The Lords now have too many single issue fanatics, to the phrase of the late Bernard Levin, and the UN is otherwise entangled, but perhaps the OECD can help us to get real harmony, and not the EU or Chinese version (unison) nor the US sort (antiphon).
The position feels much as it did in the ‘90s when trying to pick up the pieces after the Clipper Chip saga: an excellent solution for what it was designed for (US public sector use), and a complete no-no for what it was suggested as a panacea for.
Then as now, the two main blocks appear to be inconsistent vocabulary and the explicit constraints of Germanic law (including anglo-speaking saxon-thinking US policy). Any system which would not work with a copy of itself is not a sound basis for a unified international model.

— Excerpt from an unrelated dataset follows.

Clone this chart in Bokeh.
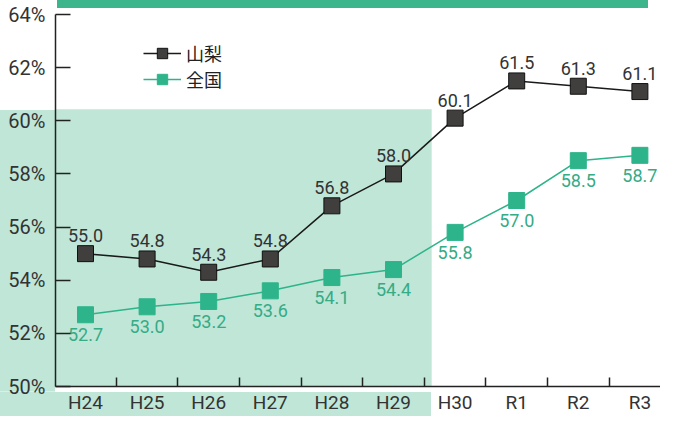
from bokeh.plotting import figure
from bokeh.models import (Range1d, FixedTicker, PrintfTickFormatter, BoxAnnotation,
                          Legend, LegendItem)
from bokeh.core.properties import value
from bokeh.embed import file_html
from bokeh.resources import INLINE

# ---- data ----
categories = ["H24", "H25", "H26", "H27", "H28", "H29", "H30", "R1", "R2", "R3"]
yamanashi = [55.0, 54.8, 54.3, 54.8, 56.8, 58.0, 60.1, 61.5, 61.3, 61.1]
national = [52.7, 53.0, 53.2, 53.6, 54.1, 54.4, 55.8, 57.0, 58.5, 58.7]
y_ticks = [50, 52, 54, 56, 58, 60, 62, 64]
series_names = ["山梨", "全国"]

xs = list(range(len(categories)))

# ---- layout / style ----
FONT = "Roboto"
DARK = "#403f3d"
GREEN = "#2db48a"
GREEN_TXT = "#35ab86"
SHADE = "#bfe6d7"
BANNER = "#3db58c"

W, H = 660, 416
LEFT, TOP, BOTTOM = 55, 14, 24
STEP = 61.6
X0 = -30 / STEP
X1 = X0 + (W - LEFT) / STEP
Y0, Y1 = 50, 64
SHADE_RIGHT, SHADE_TOP = 5.62, 60.43

frame_h = H - TOP - BOTTOM
shade_px_right = LEFT + (SHADE_RIGHT - X0) * STEP
shade_px_top = TOP + (Y1 - SHADE_TOP) * frame_h / (Y1 - Y0)
frame_px_bottom = H - BOTTOM

p = figure(width=W, height=H, output_backend="svg", toolbar_location=None,
           x_range=Range1d(X0, X1), y_range=Range1d(Y0, Y1),
           min_border_left=LEFT, min_border_top=TOP, min_border_right=0,
           min_border_bottom=BOTTOM)
p.grid.visible = False
p.outline_line_color = None
p.background_fill_color = "white"
p.border_fill_color = None

# shaded area behind the axis labels (outside the frame) + top banner strip
g = f"linear-gradient({SHADE},{SHADE})"
b = f"linear-gradient({BANNER},{BANNER})"
p.styles = {"background": (
    f"{b} 57px 0px / 591px 8px no-repeat, "
    f"{g} 0px {shade_px_top:.1f}px / {LEFT}px {frame_px_bottom - shade_px_top:.1f}px no-repeat, "
    f"{g} 0px {frame_px_bottom}px / {shade_px_right:.1f}px {BOTTOM}px no-repeat, "
    "white")}

# shaded area inside the frame (H24-H29)
p.add_layout(BoxAnnotation(right=SHADE_RIGHT, top=SHADE_TOP,
                           fill_color=SHADE, fill_alpha=1.0, line_color=None,
                           level="underlay"))

# x axis
xa = p.xaxis[0]
xa.ticker = FixedTicker(ticks=xs, minor_ticks=[i + 0.5 for i in xs])
xa.major_label_overrides = {i: c for i, c in enumerate(categories)}
xa.major_tick_in = 0
xa.major_tick_out = 0
xa.minor_tick_in = 9
xa.minor_tick_out = 0
xa.minor_tick_line_color = "#222222"
xa.minor_tick_line_width = 1.5
xa.axis_line_color = "#222222"
xa.axis_line_width = 1.5
xa.major_label_text_font = FONT
xa.major_label_text_font_size = "19px"
xa.major_label_text_color = "#333333"
xa.major_label_standoff = 4

# y axis
ya = p.yaxis[0]
ya.ticker = FixedTicker(ticks=y_ticks, minor_ticks=[])
ya.formatter = PrintfTickFormatter(format="%d%%")
ya.major_tick_in = 15
ya.major_tick_out = 0
ya.major_tick_line_color = "#222222"
ya.major_tick_line_width = 1.5
ya.axis_line_color = "#222222"
ya.axis_line_width = 1.5
ya.major_label_text_font = FONT
ya.major_label_text_font_size = "20px"
ya.major_label_text_color = "#333333"
ya.major_label_standoff = 10

# series
l1 = p.line(xs, yamanashi, line_color="#1a1a1a", line_width=1.5)
s1 = p.scatter(xs, yamanashi, marker="square", size=16, fill_color=DARK,
               line_color="#111111", line_width=1)
l2 = p.line(xs, national, line_color=GREEN, line_width=1.5)
s2 = p.scatter(xs, national, marker="square", size=16, fill_color=GREEN,
               line_color=GREEN, line_width=1)

p.text(xs, yamanashi, text=[f"{v:.1f}" for v in yamanashi],
       text_font=value(FONT), text_font_size="18px", text_color="#333333",
       text_align="center", text_baseline="alphabetic", y_offset=-18)
p.text(xs, national, text=[f"{v:.1f}" for v in national],
       text_font=value(FONT), text_font_size="18px", text_color=GREEN_TXT,
       text_align="center", text_baseline="alphabetic", y_offset=20)

legend = Legend(items=[LegendItem(label=series_names[0], renderers=[l1, s1]),
                       LegendItem(label=series_names[1], renderers=[l2, s2])],
                location=(88, 294), padding=0, margin=0, spacing=0,
                glyph_width=38, glyph_height=26, label_standoff=5,
                label_text_font="Noto Sans CJK JP",
                label_text_font_size="18px", label_text_color="#222222",
                border_line_color=None, background_fill_alpha=0)
p.add_layout(legend, "center")

open("out.html", "w").write(file_html(p, INLINE))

Clearly ‘the answer’ has to include blockchain; it may well not look remotely like anything we who understand the details of distributed systems might call blockchain, perhaps no more than a Merkle forest, but it will have to be called blockchain – just like privacy has grown in one generation from ‘shutting the door but not locking it’ to a fundamental human right like paid holiday that we still can’t explain to the Yanomami.
There seems to be an aspiration for a business model of providing so-called ‘trust services’ that we never needed before – and who better to provide them than the banks? It’s not obvious that going from my bank-managed wallet to yours is just more complex and less easily accountable process than the current system of accounts. And let’s forget not innovation, which, like trust, is terribly important, just like the supposedly technology-neutral technical standards were are encouraged to promote, rather than worrying ourselves about inherent trustworthiness.
We should be thinking of cash as just a degenerate case of bonds: ones with immediate maturity. At some point the laws of physics need to make an appearance. These days you can have a bank run in London before the speed of light allows the news to get to Tasmania. So we may have to dust-off the policies from the days of Clipper ship speed limitations. Either the issue of what happens when (not if) there is double spending of tokens needs to be addressed, or we look for something such as the spooky Quantum action-at-a-distance so the recipient gets/observes the toquen (which can only be done once in the universe, so would work for Martian settlers) and is then automatically issued with a fresh one since the central bank’s paired anti-toquen has just collapsed. Like car engines, we don’t have to even pretend to understand them to use them. Getting lawyers to understand causaloids is left as an exercise for another generation.